REQUEST:
Write out exactly, please, every line from the beginning of the entries to the line holding "annotation inner offset", and no pictures.

GIVEN INFORMATION:
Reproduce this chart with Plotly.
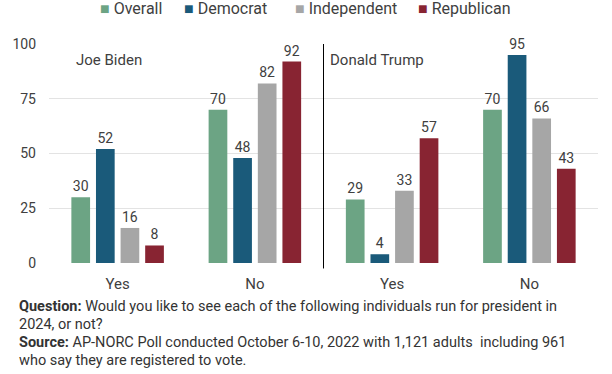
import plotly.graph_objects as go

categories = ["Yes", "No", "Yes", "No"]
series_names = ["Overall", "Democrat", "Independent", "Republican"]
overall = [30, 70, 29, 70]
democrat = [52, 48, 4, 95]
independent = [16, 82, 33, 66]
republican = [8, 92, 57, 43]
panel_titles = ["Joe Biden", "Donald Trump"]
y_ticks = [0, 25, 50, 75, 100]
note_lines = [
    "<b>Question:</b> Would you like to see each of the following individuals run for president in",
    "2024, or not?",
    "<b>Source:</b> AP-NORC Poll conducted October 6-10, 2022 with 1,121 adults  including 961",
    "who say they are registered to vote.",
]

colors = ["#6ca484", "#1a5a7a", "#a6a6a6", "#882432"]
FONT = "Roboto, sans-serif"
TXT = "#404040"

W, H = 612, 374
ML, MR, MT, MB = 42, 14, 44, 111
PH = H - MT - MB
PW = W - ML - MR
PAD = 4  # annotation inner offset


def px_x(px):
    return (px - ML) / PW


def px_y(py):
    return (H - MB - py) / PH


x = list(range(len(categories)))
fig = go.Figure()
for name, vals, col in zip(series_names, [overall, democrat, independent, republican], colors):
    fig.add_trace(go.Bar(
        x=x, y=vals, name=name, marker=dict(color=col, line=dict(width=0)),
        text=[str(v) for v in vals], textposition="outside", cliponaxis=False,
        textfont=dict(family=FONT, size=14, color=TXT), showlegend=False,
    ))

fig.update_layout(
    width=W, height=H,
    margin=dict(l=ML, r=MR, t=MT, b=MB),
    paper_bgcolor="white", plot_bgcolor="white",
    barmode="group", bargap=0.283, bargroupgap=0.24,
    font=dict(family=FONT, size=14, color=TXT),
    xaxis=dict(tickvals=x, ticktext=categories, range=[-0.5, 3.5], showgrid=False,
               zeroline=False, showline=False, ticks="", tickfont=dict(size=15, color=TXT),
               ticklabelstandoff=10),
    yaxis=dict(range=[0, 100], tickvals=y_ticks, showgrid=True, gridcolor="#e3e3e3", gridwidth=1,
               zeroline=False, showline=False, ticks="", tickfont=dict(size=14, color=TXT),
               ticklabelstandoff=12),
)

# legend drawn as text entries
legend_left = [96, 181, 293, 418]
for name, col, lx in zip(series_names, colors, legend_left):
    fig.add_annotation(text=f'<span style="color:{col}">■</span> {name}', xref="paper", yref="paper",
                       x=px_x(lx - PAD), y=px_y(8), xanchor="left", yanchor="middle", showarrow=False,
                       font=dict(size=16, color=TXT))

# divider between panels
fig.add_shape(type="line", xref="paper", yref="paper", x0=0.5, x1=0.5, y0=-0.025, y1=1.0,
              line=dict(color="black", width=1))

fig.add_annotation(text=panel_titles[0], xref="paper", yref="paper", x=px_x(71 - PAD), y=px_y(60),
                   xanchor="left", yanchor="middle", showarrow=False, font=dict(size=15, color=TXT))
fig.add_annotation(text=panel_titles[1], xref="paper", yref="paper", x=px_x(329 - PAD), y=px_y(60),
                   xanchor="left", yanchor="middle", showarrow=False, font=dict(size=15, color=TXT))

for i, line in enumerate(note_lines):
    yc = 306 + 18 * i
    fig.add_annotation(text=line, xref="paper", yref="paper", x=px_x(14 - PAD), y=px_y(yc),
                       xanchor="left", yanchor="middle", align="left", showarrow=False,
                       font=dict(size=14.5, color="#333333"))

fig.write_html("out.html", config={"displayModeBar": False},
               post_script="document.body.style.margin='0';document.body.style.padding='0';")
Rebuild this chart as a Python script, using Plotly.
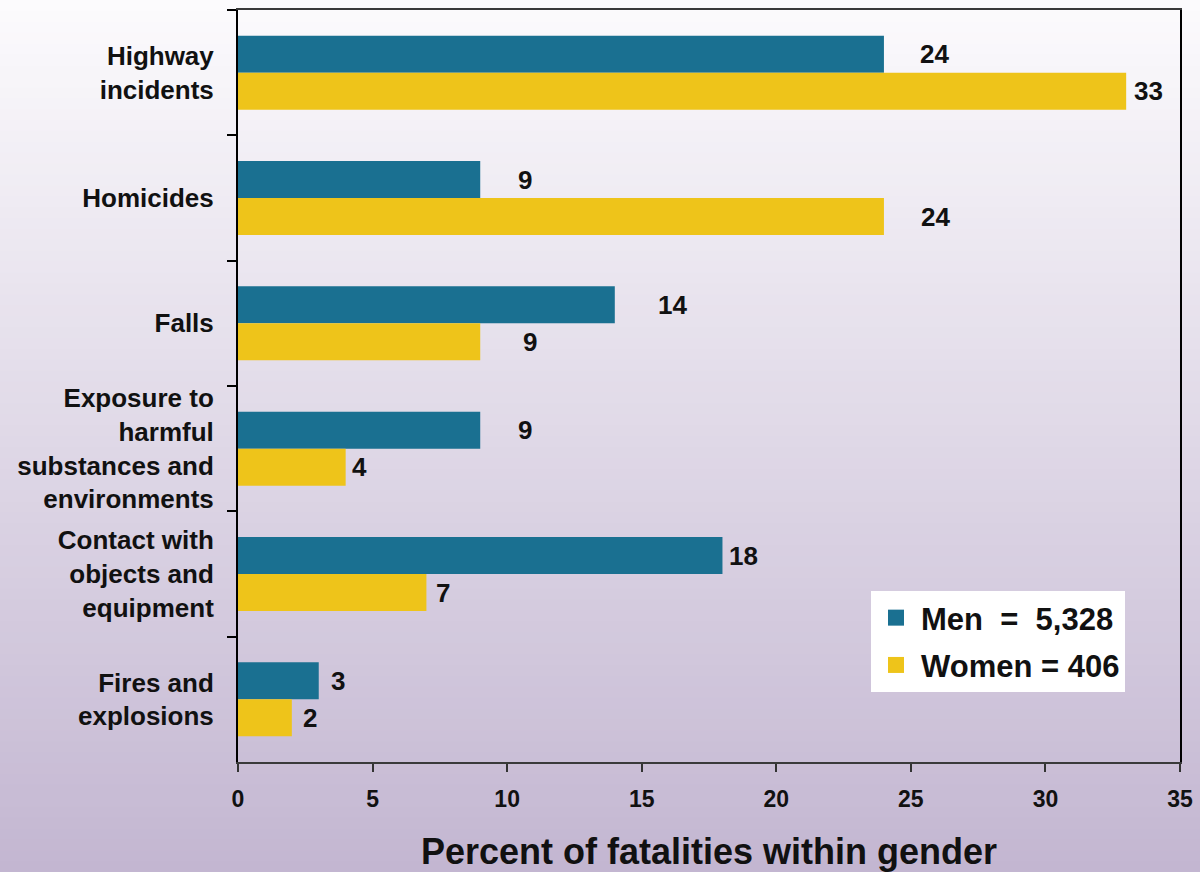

EXERCISE ANSWER:
Reproduce this chart with Plotly.
import plotly.graph_objects as go

categories = ["Yes", "No", "Yes", "No"]
series_names = ["Overall", "Democrat", "Independent", "Republican"]
overall = [30, 70, 29, 70]
democrat = [52, 48, 4, 95]
independent = [16, 82, 33, 66]
republican = [8, 92, 57, 43]
panel_titles = ["Joe Biden", "Donald Trump"]
y_ticks = [0, 25, 50, 75, 100]
note_lines = [
    "<b>Question:</b> Would you like to see each of the following individuals run for president in",
    "2024, or not?",
    "<b>Source:</b> AP-NORC Poll conducted October 6-10, 2022 with 1,121 adults  including 961",
    "who say they are registered to vote.",
]

colors = ["#6ca484", "#1a5a7a", "#a6a6a6", "#882432"]
FONT = "Roboto, sans-serif"
TXT = "#404040"

W, H = 612, 374
ML, MR, MT, MB = 42, 14, 44, 111
PH = H - MT - MB
PW = W - ML - MR
PAD = 4  # annotation inner offset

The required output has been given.